Poland Greatly Indebted to Russia, Not Other Way Around - Russian Ambassador

Poland owes Russia an enormous debt as the mere fact that it exists today is only thanks to the Soviet Union's victory over Nazi Germany in the World War II, Russian Ambassador to Poland Sergey Andreev said on Monday at the commemorative ceremony for the 75th anniversary of the Auschwitz-Birkenau death camp's liberation

OSWIECIM (Pakistan Point News / Sputnik - 27th January, 2020) Poland owes Russia an enormous debt as the mere fact that it exists today is only thanks to the Soviet Union's victory over Nazi Germany in the World War II, Russian Ambassador to Poland Sergey Andreev said on Monday at the commemorative ceremony for the 75th anniversary of the Auschwitz-Birkenau death camp's liberation.

The Polish government has repeatedly voiced an idea that Russia on par with Germany has to pay Poland reparations for the damage that the Eastern European country had suffered during the second world war.

"We have our own viewpoint in this regard. Poland exists today thanks to the Soviet Union's victory in World War II. If it were not for this victory, neither Poland nor the Polish people would be on this soil. Everyone knows what destiny the Third Reich leaders were planning for this country and its people," Andreev told journalists, adding that "speaking of debts, it is Poland who owes Russia and other former Soviet republics a debt that cannot be paid."

According to the Russian diplomat, attempts to revise the results of World War II are not something new and the forthcoming 75th anniversary of the Soviet victory in the Great Patriotic War of 1941-1945 will be a good occasion to remind the world whose contribution was the one to determine the defeat of fascism and the subsequent restoration of the world order.

"Clearly, it does not fit the current viewpoint of our Western partners ... on what today's world should be like," Andreev said.

German reparations is a long-standing item on Poland's foreign political agenda.

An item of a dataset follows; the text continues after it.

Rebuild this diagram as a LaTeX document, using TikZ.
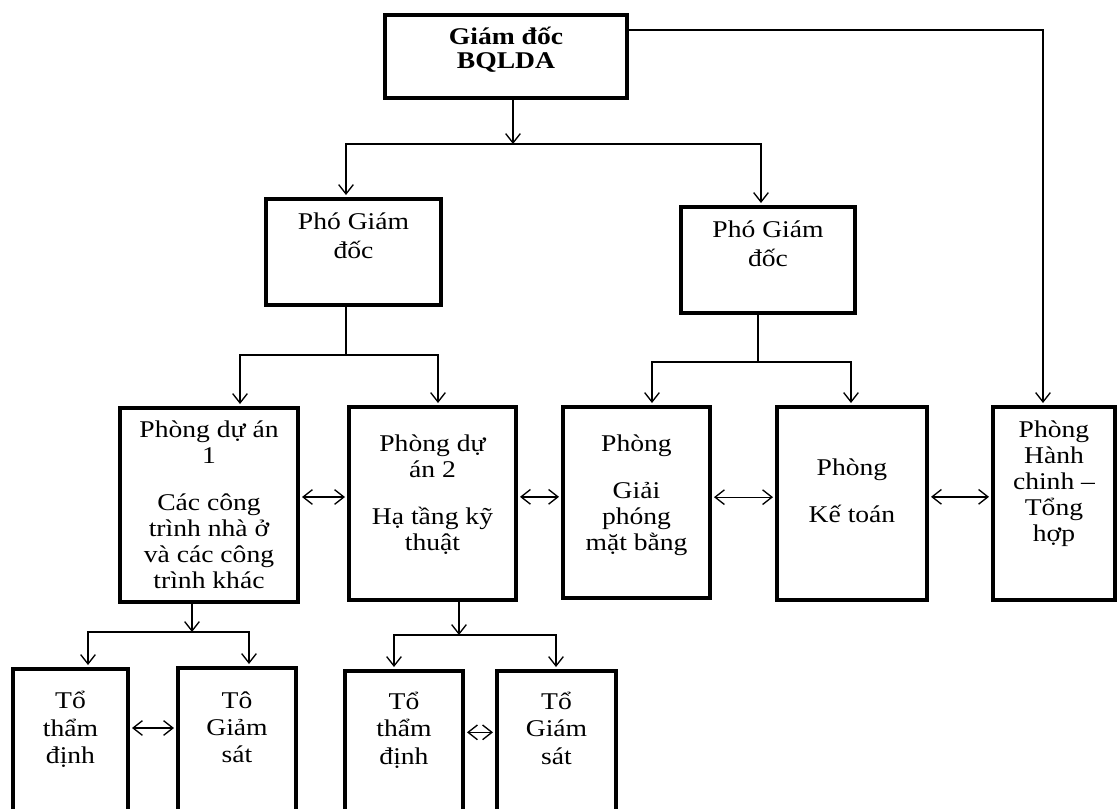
\documentclass[tikz,border=0pt]{standalone}
\usepackage{fontspec}
\setmainfont{Liberation Serif}[FakeStretch=1.15]
\usetikzlibrary{positioning,arrows.meta}

\begin{document}
\begin{tikzpicture}[x=0.75pt, y=-0.75pt,
  box/.style 2 args={draw, line width=3pt, minimum width=#1*0.75pt, minimum height=#2*0.75pt, inner sep=0pt},
  lbl/.style={align=center, inner sep=0pt, font=\fontsize{18pt}{19.5pt}\selectfont},
  link/.style={line width=1pt},
  arr/.style={link, -{Straight Barb[length=7pt,width=11pt]}},
  into/.style={arr, shorten >=1.5pt},
  darr/.style={link, {Straight Barb[length=7pt,width=11pt]}-{Straight Barb[length=7pt,width=11pt]}, shorten <=1.5pt, shorten >=1.5pt}]
\useasboundingbox (0,0) rectangle (1118,808);
\clip (0,0) rectangle (1118,808);

\node[box={242}{83}] (gd) at (506,56.5) {};
\node[lbl, font=\fontsize{18pt}{18pt}\selectfont\bfseries, below=10pt of gd.north] (gdtext) {Giám đốc\\BQLDA};

\node[box={175}{106}] (pgd1) at (353.5,252) {};
\node[lbl, below=12pt of pgd1.north] (pgd1text) {Phó Giám\\[2pt]đốc};
\node[box={174}{106}] (pgd2) at (768,260) {};
\node[lbl, below=12pt of pgd2.north] (pgd2text) {Phó Giám\\[2pt]đốc};

\node[box={178}{194}] (pda1) at (209,505) {};
\node[lbl, below=11pt of pda1.north] (pda1text) {Phòng dự án\\1\\[16pt]Các công\\trình nhà ở\\và các công\\trình khác};
\node[box={167}{193}] (pda2) at (432.5,503.5) {};
\node[lbl, below=22pt of pda2.north] (pda2text) {Phòng dự\\án 2\\[16pt]Hạ tầng kỹ\\thuật};
\node[box={147}{191}] (gpmb) at (636.5,502.5) {};
\node[lbl, below=22pt of gpmb.north] (gpmbtext) {Phòng\\[16pt]Giải\\phóng\\mặt bằng};
\node[box={150}{193}] (kt) at (852,503.5) {};
\node[lbl, below=40pt of kt.north] (kttext) {Phòng\\[16pt]Kế toán};
\node[box={122}{193}] (hc) at (1054,503.5) {};
\node[lbl, below=12pt of hc.north] (hctext) {Phòng\\Hành\\chinh –\\Tổng\\hợp};

\node[box={115}{162}] (ttd1) at (70.5,750) {};
\node[lbl, below=18pt of ttd1.north] (ttd1text) {Tổ\\[1pt]thẩm\\[1pt]định};
\node[box={118}{163}] (tgs1) at (237,749.5) {};
\node[lbl, below=19pt of tgs1.north] (tgs1text) {Tô\\[1pt]Giảm\\[1pt]sát};
\node[box={118}{160}] (ttd2) at (404,751) {};
\node[lbl, below=17pt of ttd2.north] (ttd2text) {Tổ\\[1pt]thẩm\\[1pt]định};
\node[box={119}{160}] (tgs2) at (556.5,751) {};
\node[lbl, below=17pt of tgs2.north] (tgs2text) {Tổ\\[1pt]Giám\\[1pt]sát};

\foreach \src/\dl/\dr/\sx/\lx/\rx/\by/\st in {gd/pgd1/pgd2/513/346/761/144/arr, pgd1/pda1/pda2/346/240/438/355/link, pgd2/gpmb/kt/758/652/851/362/link, pda1/ttd1/tgs1/192/88/249/632/arr, pda2/ttd2/tgs2/459/394/556/635/arr} {
  \coordinate (j\src) at (\sx,\by);
  \coordinate (l\src) at (\lx,\by);
  \coordinate (r\src) at (\rx,\by);
  \draw[\st] (\src.south -| j\src) -- (j\src);
  \draw[darr] (l\src |- \dl.north) -- (l\src) -- (r\src) -- (r\src |- \dr.north);
}

\coordinate (jhc) at (1043,30);
\draw[into] (gd.east |- jhc) -- (jhc) -- (jhc |- hc.north);

\foreach \a/\b/\dy in {pda1/pda2/6pt, pda2/gpmb/5pt, gpmb/kt/4pt, kt/hc/5pt, ttd1/tgs1/16.5pt, ttd2/tgs2/14pt}
  \draw[darr] ([yshift=\dy]\a.east) coordinate (d\a) -- (d\a -| \b.west);
\end{tikzpicture}
\end{document}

While Warsaw expects more tranches from Germany to compensate for the war-time damages, Berlin claims to have already payed enough and cites Poland's decision to drop demands of reparations back in 1953.

Moscow, too, denies that Warsaw has any legitimate right to demand reparations. For some time after the Potsdam conference in 1945, Poland had been getting a portion of reparations that then Eastern Germany was paying to the Soviet Union. Since 1954, the payments from Germany were discontinued as per a bilateral Soviet-Polish treaty.